Dieses Zimmer ist mir fremd geworden, denn der letzte Mieter hatte zur Straße hin hässliche größere Fenster einbauen lassen und  die zur Scheune und zum Hof zeigenden Öffnungen wurden kurzerhand zugemauert.

Durch eine schief in den Angeln hängende Tür betrete ich schließlich "mein" Zimmer. Damals, während der Oberschulzeit, war dieser dämmrige Ort mein kleines Reich, hier war ich unumschränkter Herrscher, hier verbrachte ich unzählige Stunden mit meinen Radiobasteleien. Ich sehe mich sitzen, an einem alten Tisch unter dem kleinen Fenster und  mit dem Lötkolben hantierend.
Vater half mir beim Bau meines ersten Detektorempfängers. Die Kopfhörer (ich habe sie heute noch und halte sie heilig) stammten aus dem Nachlass des legendären  Pfarrers Paul Kühne, dem Rundfunkpionier von Rathendorf.
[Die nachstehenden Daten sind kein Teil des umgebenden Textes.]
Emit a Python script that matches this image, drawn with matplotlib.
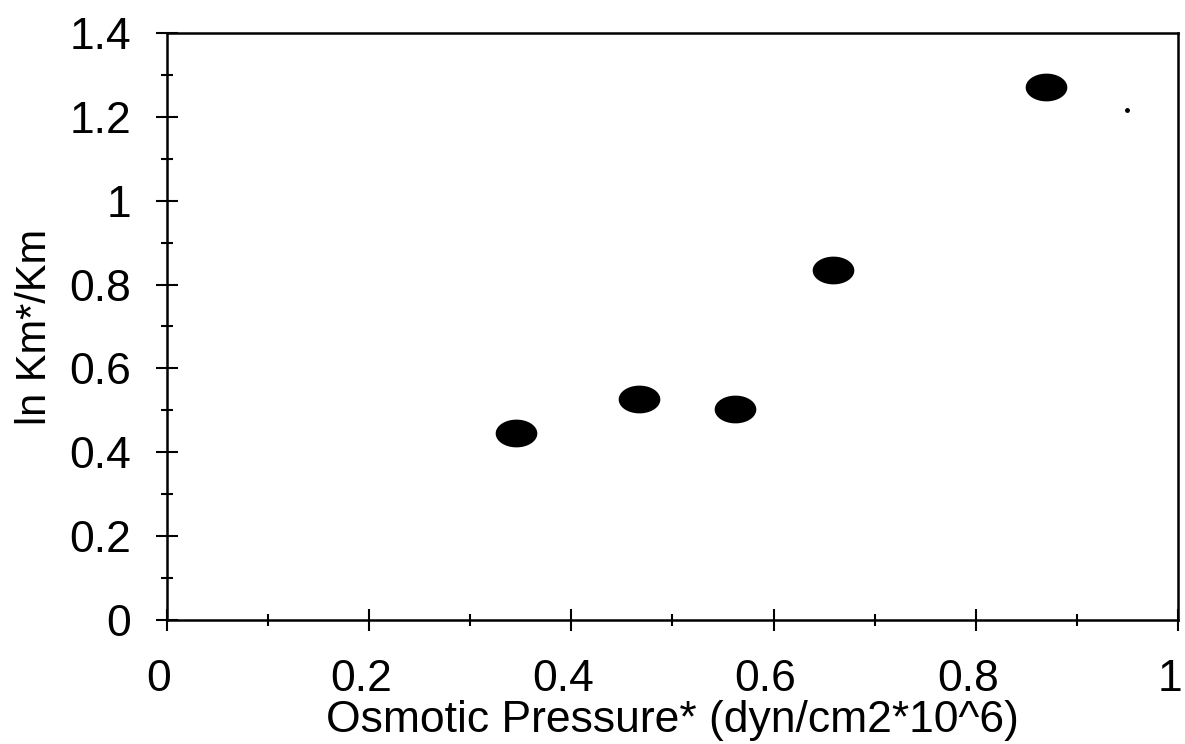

Seine Witwe hatte mir damals auch all seine Hinter­lassenschaften an Kristalldetektoren, Spulen und Röhren aus den zwanziger Jahren vermacht, war ich doch als der Einzige bekannt, der an diesen Dingen überhaupt Interesse hatte. Heute wäre jedes dieser Einzelstücke eine Sammler-Rarität, damals warf ich vieles achtlos weg – ein unverzeih­licher  Fehler!

Bis spät in die Nacht lauschte ich mit einem umgebauten Volksempfänger (so genannte "Goebbels-Schnauze"), den ich mit zwei Wehrmachts­röhren RV12P2000 bestückt hatte, auf die geheimnis­vollen Morsesignale von Funkamateuren aus der fernen weiten Welt.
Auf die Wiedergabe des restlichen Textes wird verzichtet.